Nightcrawler might be seen as the writer-director Gilroy’s barbed and despairing look at the debasement of journalistic ethics in the digital era. Then again, Lou has plenty of real-life ambulance-chasing antecedents from time past. Tabloid newspaper reporters from the 1930s and ’40s went to extreme lengths to get the scoop on executions and murders. The industry in which Lou flourishes has been there for a very long time. Lou is a chancer who makes being a peeping tom into a career.

Gilroy has a flair for staging action sequences. Nightcrawler is full of scenes of Lou and his driver/navigator Rick (Ahmed) racing down freeways to reach the site of the accident before their rivals. As viewers, we’re rooting for them. We become so caught up in the chase that we, like Lou, lose perspective on what he is actually doing. Lou has no feelings for the victims he films. Getting close-up footage of the mangled body of a car-crash victim is his equivalent of scoring a home run. His ethical lapses don’t bother his chief patron Nina (Russo), the producer so desperate for ratings she will buy his material without questioning how he came by it.

 

Lou is as hapless as a character in a silent, slapstick comedy. He is the underdog, hiding in the bushes, losing his bearings and risking being beaten up or killed by real criminals. His naivety is what makes him so suited to his job.

Gilroy plays up the rivalry between Lou and the more experienced nightcrawler Joe Loder (Paxton) in comic fashion – until it turns nasty. The humour is very uncomfortable. Lou is given to making jaw-dropping remarks that seem ironic or tongue in cheek – but are actually always in deadly earnest.

In his sweeter moments, Lou could pass for the kind of holy innocent played by Peter Sellers in Being There. Then, when he starts talking in pseudo-business jargon about his “career goals” and performance reviews for Rick, we realise the extent of his malevolence. He is a self-made man with a ferocious work ethic. With the internet at his disposal, he doesn’t need Dale Carnegie’s self-help book How to Make Friends and Influence People.

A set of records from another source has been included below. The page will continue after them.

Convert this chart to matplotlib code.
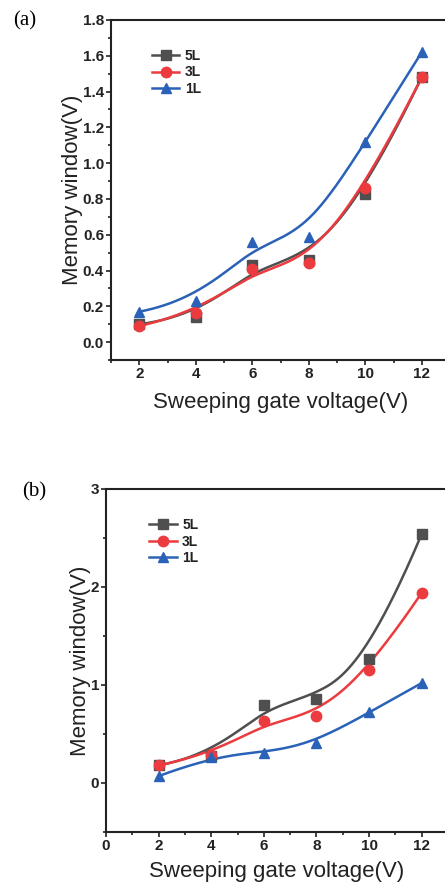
import numpy as np
import matplotlib
matplotlib.use("Agg")
import matplotlib.pyplot as plt
from matplotlib.ticker import MultipleLocator

x = [2, 4, 6, 8, 10, 12]
series = ["5L", "3L", "1L"]
a_5L = [0.10, 0.14, 0.43, 0.46, 0.83, 1.48]
a_3L = [0.09, 0.16, 0.41, 0.44, 0.86, 1.48]
a_1L = [0.17, 0.23, 0.56, 0.59, 1.12, 1.62]
b_5L = [0.18, 0.28, 0.80, 0.86, 1.27, 2.54]
b_3L = [0.18, 0.29, 0.63, 0.68, 1.15, 1.94]
b_1L = [0.07, 0.27, 0.31, 0.41, 0.72, 1.02]

colors = {"5L": "#4f4f4f", "3L": "#ec3b3f", "1L": "#2a62b8"}
markers = {"5L": "s", "3L": "o", "1L": "^"}


def bspline(px, py, n=300, k=3):
    px = np.asarray(px, float)
    py = np.asarray(py, float)
    m = len(px)
    knots = np.array([0] * (k + 1) + list(range(1, m - k)) + [m - k] * (k + 1), float)
    t = np.linspace(0, m - k, n)
    t[-1] -= 1e-9
    N = np.zeros((m + k, n))
    for i in range(len(knots) - 1):
        N[i] = ((t >= knots[i]) & (t < knots[i + 1])).astype(float)
    for d in range(1, k + 1):
        newN = np.zeros((len(knots) - d - 1, n))
        for i in range(len(knots) - d - 1):
            term = np.zeros(n)
            den1 = knots[i + d] - knots[i]
            den2 = knots[i + d + 1] - knots[i + 1]
            if den1 > 0:
                term += (t - knots[i]) / den1 * N[i]
            if den2 > 0:
                term += (knots[i + d + 1] - t) / den2 * N[i + 1]
            newN[i] = term
        N = newN
    return N.T @ px, N.T @ py


plt.rcParams['font.family'] = ['Liberation Sans', 'DejaVu Sans']
fig = plt.figure(figsize=(4.45, 8.86), dpi=100)

ax1 = fig.add_axes([111 / 445, 526 / 886, 339 / 445, 340 / 886])
ax2 = fig.add_axes([106 / 445, 54 / 886, 342 / 445, 343 / 886])

for ax, data in [(ax1, [a_5L, a_3L, a_1L]), (ax2, [b_5L, b_3L, b_1L])]:
    for name, ys in zip(series, data):
        cx, cy = bspline(x, ys)
        ax.plot(cx, cy, color=colors[name], lw=1.8, zorder=2)
        ax.plot(x, ys, linestyle='none', marker=markers[name], color=colors[name],
                markersize=7.5, zorder=3)
        ax.plot([], [], color=colors[name], lw=1.8, marker=markers[name],
                markersize=7.5, label=name)

ax1.set_xlim(1, 13)
ax1.set_ylim(-0.1, 1.8)
ax1.set_xticks([2, 4, 6, 8, 10, 12])
ax1.xaxis.set_minor_locator(MultipleLocator(1))
ax1.yaxis.set_major_locator(MultipleLocator(0.2))
ax1.yaxis.set_minor_locator(MultipleLocator(0.1))
ax1.yaxis.set_major_formatter(matplotlib.ticker.FormatStrFormatter('%.1f'))

ax2.set_xlim(0, 13)
ax2.set_ylim(-0.5, 3)
ax2.set_xticks([0, 2, 4, 6, 8, 10, 12])
ax2.xaxis.set_minor_locator(MultipleLocator(1))
ax2.set_yticks([0, 1, 2, 3])
ax2.yaxis.set_minor_locator(MultipleLocator(0.5))

for ax, xpad, ypad, anchor in [(ax1, 8, 0, (0.12, 0.915)), (ax2, 6, 0, (0.125, 0.915))]:
    for s in ax.spines.values():
        s.set_linewidth(1.5)
        s.set_color('#222222')
    ax.tick_params(which='both', direction='out', top=False, right=False,
                   width=1.2, color='#222222')
    ax.tick_params(which='major', length=3.5, labelsize=11, pad=1.5)
    ax.tick_params(which='minor', length=2.2)
    for lab in ax.get_xticklabels() + ax.get_yticklabels():
        lab.set_fontweight('bold')
        lab.set_color('#222222')
    ax.set_xlabel("Sweeping gate voltage(V)", fontsize=16, color='#222222', labelpad=xpad)
    ax.set_ylabel("Memory window(V)", fontsize=16, color='#222222', labelpad=ypad)
    leg = ax.legend(loc='upper left', bbox_to_anchor=anchor, frameon=False,
                    prop={'weight': 'bold', 'size': 10}, handlelength=2.0,
                    handletextpad=0.4, labelspacing=0.18, borderaxespad=0,
                    borderpad=0)
    for t in leg.get_texts():
        t.set_color('#222222')

fig.text(13 / 445, 1 - 21 / 886, "(a)", family='Liberation Serif', fontsize=15,
         va='center', ha='left')
fig.text(22 / 445, 1 - 492 / 886, "(b)", family='Liberation Serif', fontsize=15,
         va='center', ha='left')

fig.savefig("out.png", dpi=100)
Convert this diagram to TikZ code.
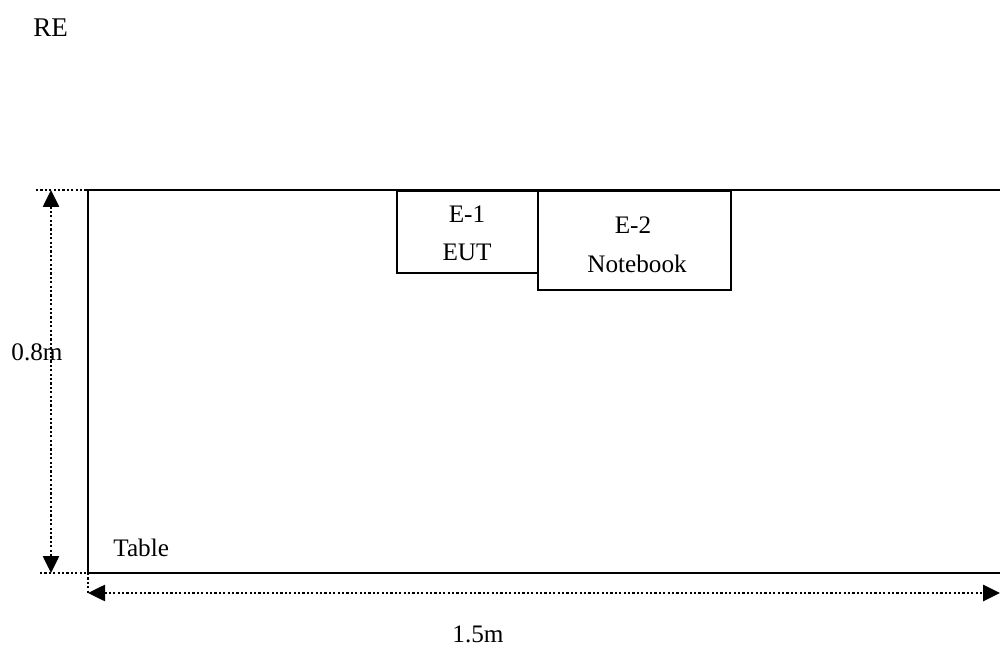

Nightcrawler is a slithery film on which it is hard to get a solid grip. It straddles genres, shifts perspectives and tones. Gyllenhaal is funny, engaging and sinister all at the same time. With a chameleon at its core, this film doesn’t engage us much on an emotional level. Gilroy’s observations about the hypocrisy of the media and the corruption of the American dream aren’t original. Even so, the film is entertaining and provocative – and it gives Gyllenhaal his best role since Brokeback Mountain. – The Independent

If you liked Zodiac or The Drop, you will like this.